**Written task**
Take the lines from the head of the listing through the one bearing "(0,0) rectangle (1542,924);" and copy them exactly, leaving every picture out.

--- START OF Excerpted data ---

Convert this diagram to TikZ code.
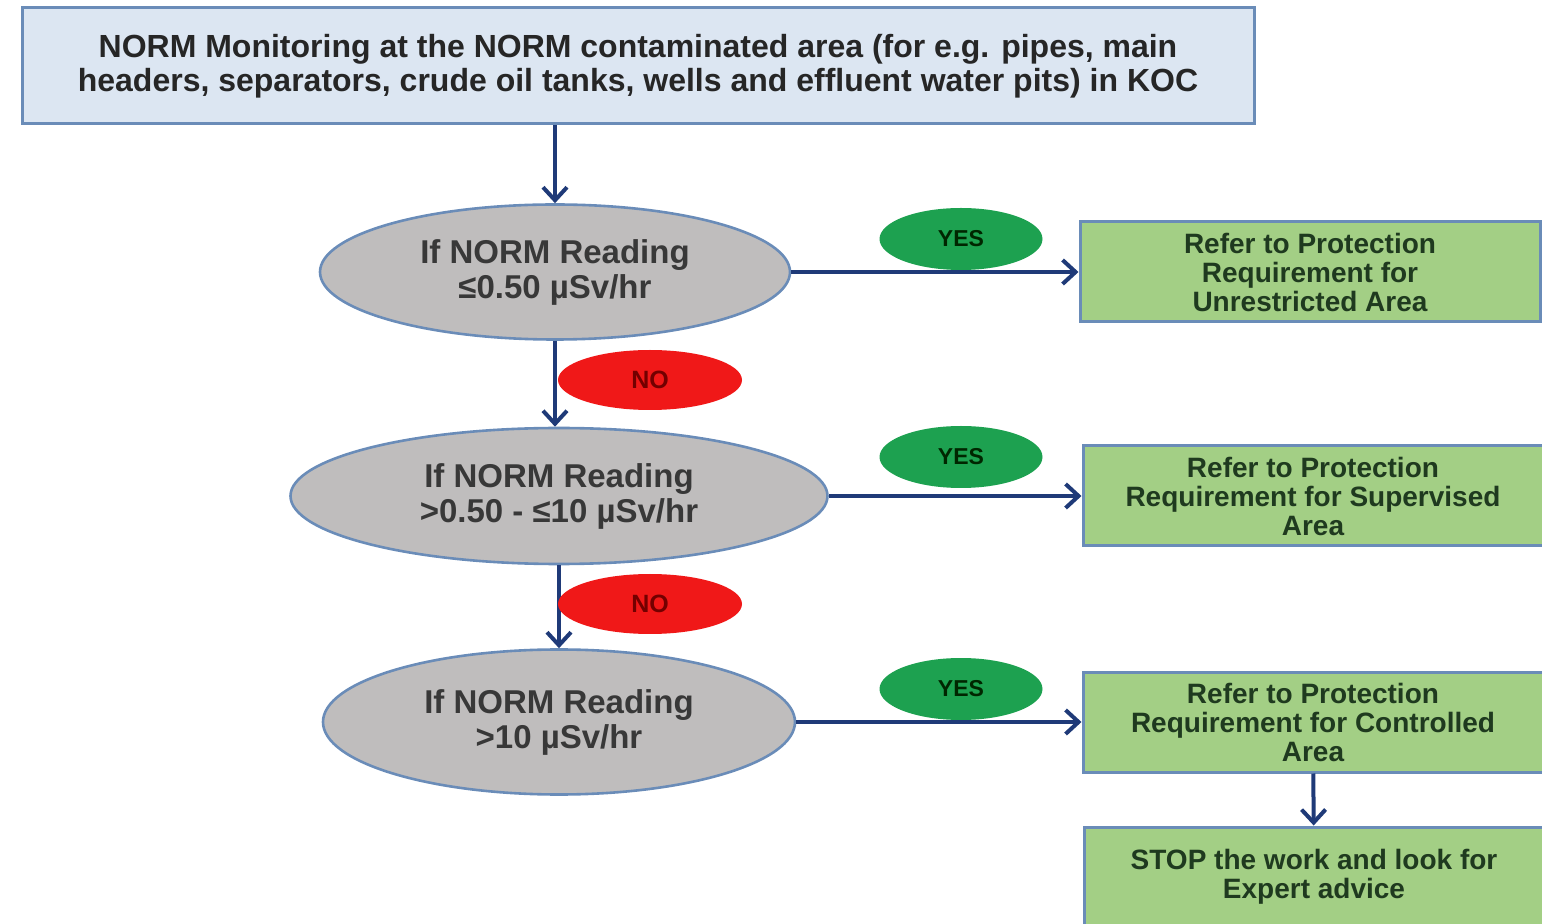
\documentclass[tikz,border=0pt]{standalone}
\usepackage{fontspec}
\setmainfont{Liberation Sans}
\usetikzlibrary{shapes.geometric,arrows.meta}

\definecolor{edgeblue}{HTML}{6A8CB8}
\definecolor{topblue}{HTML}{DCE6F2}
\definecolor{checkgray}{HTML}{BFBDBD}
\definecolor{yesgreen}{HTML}{1DA150}
\definecolor{nored}{HTML}{F01818}
\definecolor{actgreen}{HTML}{A3CF85}
\definecolor{arrowblue}{HTML}{1F3A78}
\definecolor{textgreen}{HTML}{1F3A1F}

\begin{document}
\begin{tikzpicture}[x=0.5pt,y=-0.5pt,
  topbox/.style={draw=edgeblue,line width=1.5pt,fill=topblue,inner sep=0pt,
    minimum width=616pt,minimum height=58pt,align=center,text=black!85,
    font=\bfseries\fontsize{16}{17}\selectfont},
  check/.style={ellipse,draw=edgeblue,line width=1.3pt,fill=checkgray,inner sep=0pt,
    align=center,text=black!78,font=\bfseries\fontsize{16.5}{17.5}\selectfont},
  yesnode/.style={ellipse,fill=yesgreen,inner sep=0pt,minimum width=81.5pt,
    minimum height=31pt,text=black!85!green,font=\bfseries\fontsize{11.5}{12}\selectfont},
  nonode/.style={ellipse,fill=nored,inner sep=0pt,minimum width=92pt,
    minimum height=30pt,text=red!45!black,font=\bfseries\fontsize{12.5}{13}\selectfont},
  action/.style={draw=edgeblue,line width=1.5pt,fill=actgreen,inner sep=0pt,
    minimum width=230pt,minimum height=50pt,align=center,text=textgreen,
    font=\bfseries\fontsize{14}{14.5}\selectfont},
  arr/.style={-{Straight Barb[length=6.5pt,width=12pt]},line width=2pt,draw=arrowblue}]

  \useasboundingbox (0,0) rectangle (1542,924);

  % Draw top box
  \node[topbox] (monitor) at (638,66)
    {NORM Monitoring at the NORM contaminated area (for e.g. pipes, main\\
     headers, separators, crude oil tanks, wells and effluent water pits) in KOC};

  % Draw checks
  \node[check,minimum width=235pt,minimum height=67.5pt] (low) at (555,272)
    {If NORM Reading\\≤0.50 µSv/hr};
  \node[check,minimum width=268.5pt,minimum height=68pt] (middle) at (559,496)
    {If NORM Reading\\>0.50 - ≤10 µSv/hr};
  \node[check,minimum width=236pt,minimum height=72.5pt] (high) at (559,722)
    {If NORM Reading\\>10 µSv/hr};

  % Draw actions
  \node[action] (unrestricted) at (1310,272)
    {Refer to Protection\\Requirement for\\Unrestricted Area};
  \node[action] (supervised) at (1313,496)
    {Refer to Protection\\Requirement for Supervised\\Area};
  \node[action] (controlled) at (1313,722)
    {Refer to Protection\\Requirement for Controlled\\Area};
  \node[action] (stop) at (1314,877)
    {STOP the work and look for\\Expert advice};

  % Draw arrows
  \draw[arr] (monitor.south -| low.north) -- (low.north);
  \draw[arr] (low.east) -- (unrestricted.west);
  \draw[arr] (low.south) -- (low.south |- middle.north);
  \draw[arr] (middle.east) -- (supervised.west);
  \draw[arr] (middle.south) -- (middle.south |- high.north);
  \draw[arr] (high.east) -- (controlled.west);
  \draw[arr] (controlled) -- (stop);

  % Draw yes/no labels
  \foreach \y/\name in {239/yesa,457/yesb,689/yesc} {
    \node[yesnode] (\name) at (961,\y) {YES};
  }
  \node[nonode] (noa) at (650,380) {NO};
  \node[nonode] (nob) at (650,604) {NO};
\end{tikzpicture}
\end{document}
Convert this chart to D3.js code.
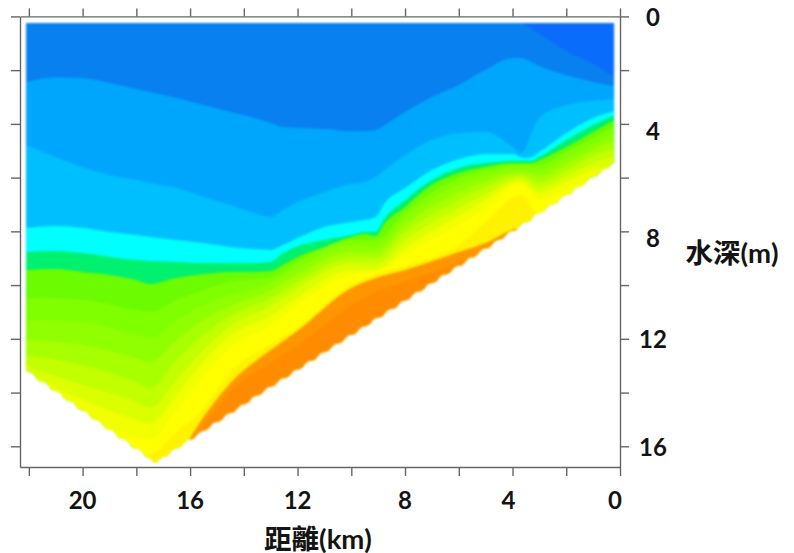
<!DOCTYPE html>
<html><head><meta charset="utf-8">
<script src="https://cdnjs.cloudflare.com/ajax/libs/d3/7.8.5/d3.min.js"></script>
<style>html,body{margin:0;padding:0;background:#fff}svg{display:block}</style>
</head><body><svg id="c" width="794" height="553"></svg>
<script>
// distance (km) nodes of the upper isolines
const upperKm=[22.1,21,20,19,18,17.5,16.5,15.5,14.5,13.6,13,12.55,12,11,10,9.5,9.1,8.75,8,7,6,5,4,3.7,3.55,3.3,3,2,1,0.2];
const line1=[0,0,0,0,0,0,0,0,0,0,0,0,0,0,0,0,0,0,0,0,0,0,0,0.25,0.32,0.47,0.65,1.29,1.77,2.26];
const line2=[2.44,2.26,2.29,2.48,2.70,2.81,3.04,3.30,3.56,3.78,3.97,4.12,4.15,4.19,4.27,4.27,4.23,4.04,3.56,3.00,2.55,1.99,1.55,1.55,1.59,1.70,1.85,2.18,2.44,2.59];
const line3=[4.79,5.23,5.61,5.90,6.09,6.20,6.39,6.72,7.02,7.32,7.47,7.21,6.91,6.54,6.24,6.16,5.98,5.72,5.16,4.60,4.34,4.30,4.86,5.08,4.97,4.34,3.78,3.30,3.15,3.07];
const line4=[7.87,7.80,7.87,8.02,8.14,8.21,8.32,8.43,8.58,8.66,8.69,8.51,8.25,7.84,7.65,7.58,7.47,6.94,6.39,5.72,5.31,5.12,5.12,5.23,5.27,5.23,5.05,4.34,3.78,3.52];
const line5=[8.77,8.73,8.81,8.95,9.07,9.10,9.14,9.18,9.18,9.18,9.14,8.81,8.55,8.32,8.14,8.02,8.02,7.50,6.83,6.09,5.64,5.46,5.38,5.38,5.38,5.38,5.23,4.60,4.04,3.67];
const line6=[9.44,9.40,9.51,9.62,9.81,9.96,9.74,9.59,9.51,9.51,9.48,9.25,8.95,8.58,8.21,8.10,8.17,7.69,7.09,6.27,5.83,5.60,5.46,5.46,5.46,5.46,5.34,4.86,4.30,3.86];
// distance (km) nodes of the lower isolines
const lowerKm=[22.1,20,18,17.5,16.5,15.5,14.5,13,12,10,9.1,8,6,5,3.7,3,2,1,0.2];
const line7=[10.48,10.55,10.93,11.00,10.55,10.18,9.88,9.70,9.14,8.32,8.32,7.28,6.01,5.72,5.53,5.53,5.05,4.53,4.08];
const line8=[11.30,11.37,11.86,11.97,11.30,10.74,10.37,9.92,9.36,8.51,8.55,7.50,6.24,5.90,5.64,5.72,5.27,4.75,4.34];
const line9=[12.04,12.23,12.71,12.86,12.04,11.30,10.78,10.18,9.62,8.77,8.77,7.76,6.54,6.13,5.79,5.94,5.49,4.97,4.60];
const line10=[12.60,12.97,13.61,13.83,12.79,11.86,11.15,10.48,9.88,8.99,8.99,8.02,6.83,6.35,5.90,6.16,5.72,5.20,4.90];
const line11=[13.01,13.72,14.35,14.57,13.53,12.42,11.52,10.78,10.11,9.21,9.21,8.32,7.13,6.61,6.01,6.39,5.94,5.46,5.20];
const line12=[13.23,14.28,15.02,15.17,14.09,12.86,11.89,11.15,10.48,9.44,9.44,8.62,7.43,6.83,6.13,6.57,6.16,5.72,5.53];
const line13=[13.53,14.83,15.69,15.76,14.65,13.42,12.30,11.52,10.74,9.62,9.51,8.88,7.76,7.13,6.24,6.83,6.46,6.01,5.72];
const line14=[14.28,15.76,16.36,16.32,15.47,14.57,13.23,12.19,11.60,9.96,9.59,9.29,8.51,7.65,6.65,7.39,7.02,6.46,6.09];
const line15=[18,18,18,18,16.5,14.91,13.64,12.42,11.70,10.11,9.74,9.44,8.77,8.43,7.88,8.0,7.2,6.7,6.0];
const line16=[18,18,18,18,16.6,15.21,13.98,12.86,12.23,10.74,10.26,9.88,9.14,8.77,8.2,8.3,7.4,6.9,6.1];
// sea-bed outline
const bedKm=[22.1,22,21.5,21,20.5,20,19.5,19,18.5,18,17.5,17.3,17,16.5,16,15.5,15,14.5,14,13.5,13,12.5,12,11.5,11,10.5,10,9.5,9,8.5,8,7.5,7,6.5,6,5.5,5,4.5,4,3.5,3,2.5,2,1.5,1,0.5,0.22];
const bedDepth=[13.16,13.23,13.59,13.94,14.30,14.66,15.01,15.37,15.73,16.08,16.44,16.6,16.40,16.07,15.75,15.42,15.09,14.76,14.43,14.10,13.78,13.46,13.14,12.82,12.49,12.17,11.85,11.53,11.21,10.89,10.57,10.24,9.92,9.60,9.28,8.96,8.64,8.31,7.99,7.66,7.32,6.99,6.65,6.32,5.98,5.65,5.46];
const surfaceDepth=0.25;
// band colours, shallowest first
const baseColor="#0a6cfa";
const bandColors=["#0880f0","#00a6fc","#00bfff","#00ffff","#00f070","#6cfb00","#80ff00","#90ff00","#a8ff00","#c2ff00","#dcff00","#f2ff00","#ffff00","#fff200","#ff9600","#ff8c00"];
const upperLines=[line1,line2,line3,line4,line5,line6];
const lowerLines=[line7,line8,line9,line10,line11,line12,line13,line14,line15,line16];
// axes
const kmTicks=[22,20,18,16,14,12,10,8,6,4,2,0];
const depthTicks=[0,2,4,6,8,10,12,14,16];
const kmLabels=[20,16,12,8,4,0];
const depthLabels=[0,4,8,12,16];
const xTitle="距離(km)", yTitle="水深(m)";

const svg=d3.select("#c");
const x=d3.scaleLinear().domain([22.33,0]).range([20,620]);
const y=d3.scaleLinear().domain([0,16.77]).range([16.4,467]);

const defs=svg.append("defs");
const blur=defs.append("filter").attr("id","soft").attr("color-interpolation-filters","sRGB").attr("x","-2%").attr("y","-2%").attr("width","104%").attr("height","104%");
blur.append("feGaussianBlur").attr("stdDeviation",0.9);
const bedArea=d3.area().curve(d3.curveBumpX).x((d,i)=>x(bedKm[i])).y0(y(surfaceDepth)).y1(d=>y(d));
defs.append("clipPath").attr("id","bed").append("path").attr("d",bedArea(bedDepth));

const field=svg.append("g").attr("filter","url(#soft)").append("g").attr("clip-path","url(#bed)");
field.append("rect").attr("x",x(22.33)).attr("y",y(0)).attr("width",x(0)-x(22.33)).attr("height",y(16.77)-y(0)).attr("fill",baseColor);
const band=(km,vals,color)=>{
  const a=d3.area().curve(d3.curveMonotoneX).x((d,i)=>x(km[i])).y0(d=>y(d)).y1(y(18));
  field.append("path").attr("d",a(vals)).attr("fill",color);
};
upperLines.forEach((l,i)=>band(upperKm,l,bandColors[i]));
lowerLines.forEach((l,i)=>band(lowerKm,l,bandColors[i+upperLines.length]));

// frame and ticks
const stroke="#666";
const fmt=()=>"";
const ax=[
 d3.axisTop(x).tickValues(kmTicks).tickFormat(fmt).tickSize(8).tickSizeOuter(0),
 d3.axisBottom(x).tickValues(kmTicks).tickFormat(fmt).tickSize(9).tickSizeOuter(0),
 d3.axisLeft(y).tickValues(depthTicks).tickFormat(fmt).tickSize(9).tickSizeOuter(0),
 d3.axisRight(y).tickValues(depthTicks).tickFormat(fmt).tickSize(9).tickSizeOuter(0)
];
const pos=[[0,16.4],[0,467],[20,0],[620,0]];
ax.forEach((a,i)=>{
  const g=svg.append("g").attr("transform",`translate(${pos[i][0]},${pos[i][1]})`).call(a);
  g.selectAll("line,path").attr("stroke",stroke).attr("stroke-width",1.4);
});

const font="Lato,'Noto Sans CJK TC',sans-serif";
const txt=(sel,xx,yy,s,size,anchor)=>sel.append("text").attr("x",xx).attr("y",yy).attr("text-anchor",anchor||"middle").attr("dominant-baseline","central")
  .attr("font-family",font).attr("font-weight",700).attr("font-size",size).attr("fill","#141414").text(s);
const xLabelNudge={4:-4,0:-5};
kmLabels.forEach(k=>txt(svg,x(k)+(xLabelNudge[k]||0),499,k,24));
const yLabelNudge={0:0,4:7,8:6,12:0,16:0};
depthLabels.forEach(d=>txt(svg,653,y(d)+(yLabelNudge[d]||0),d,24));
txt(svg,318,538,xTitle,27.5);
txt(svg,732,252,yTitle,27.5);
</script></body></html>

--- END OF Excerpted data ---

**Answer to the task**
Convert this diagram to TikZ code.
\documentclass[tikz,border=0pt]{standalone}
\usepackage{fontspec}
\setmainfont{Liberation Sans}
\usetikzlibrary{shapes.geometric,arrows.meta}

\definecolor{edgeblue}{HTML}{6A8CB8}
\definecolor{topblue}{HTML}{DCE6F2}
\definecolor{checkgray}{HTML}{BFBDBD}
\definecolor{yesgreen}{HTML}{1DA150}
\definecolor{nored}{HTML}{F01818}
\definecolor{actgreen}{HTML}{A3CF85}
\definecolor{arrowblue}{HTML}{1F3A78}
\definecolor{textgreen}{HTML}{1F3A1F}

\begin{document}
\begin{tikzpicture}[x=0.5pt,y=-0.5pt,
  topbox/.style={draw=edgeblue,line width=1.5pt,fill=topblue,inner sep=0pt,
    minimum width=616pt,minimum height=58pt,align=center,text=black!85,
    font=\bfseries\fontsize{16}{17}\selectfont},
  check/.style={ellipse,draw=edgeblue,line width=1.3pt,fill=checkgray,inner sep=0pt,
    align=center,text=black!78,font=\bfseries\fontsize{16.5}{17.5}\selectfont},
  yesnode/.style={ellipse,fill=yesgreen,inner sep=0pt,minimum width=81.5pt,
    minimum height=31pt,text=black!85!green,font=\bfseries\fontsize{11.5}{12}\selectfont},
  nonode/.style={ellipse,fill=nored,inner sep=0pt,minimum width=92pt,
    minimum height=30pt,text=red!45!black,font=\bfseries\fontsize{12.5}{13}\selectfont},
  action/.style={draw=edgeblue,line width=1.5pt,fill=actgreen,inner sep=0pt,
    minimum width=230pt,minimum height=50pt,align=center,text=textgreen,
    font=\bfseries\fontsize{14}{14.5}\selectfont},
  arr/.style={-{Straight Barb[length=6.5pt,width=12pt]},line width=2pt,draw=arrowblue}]

  \useasboundingbox (0,0) rectangle (1542,924);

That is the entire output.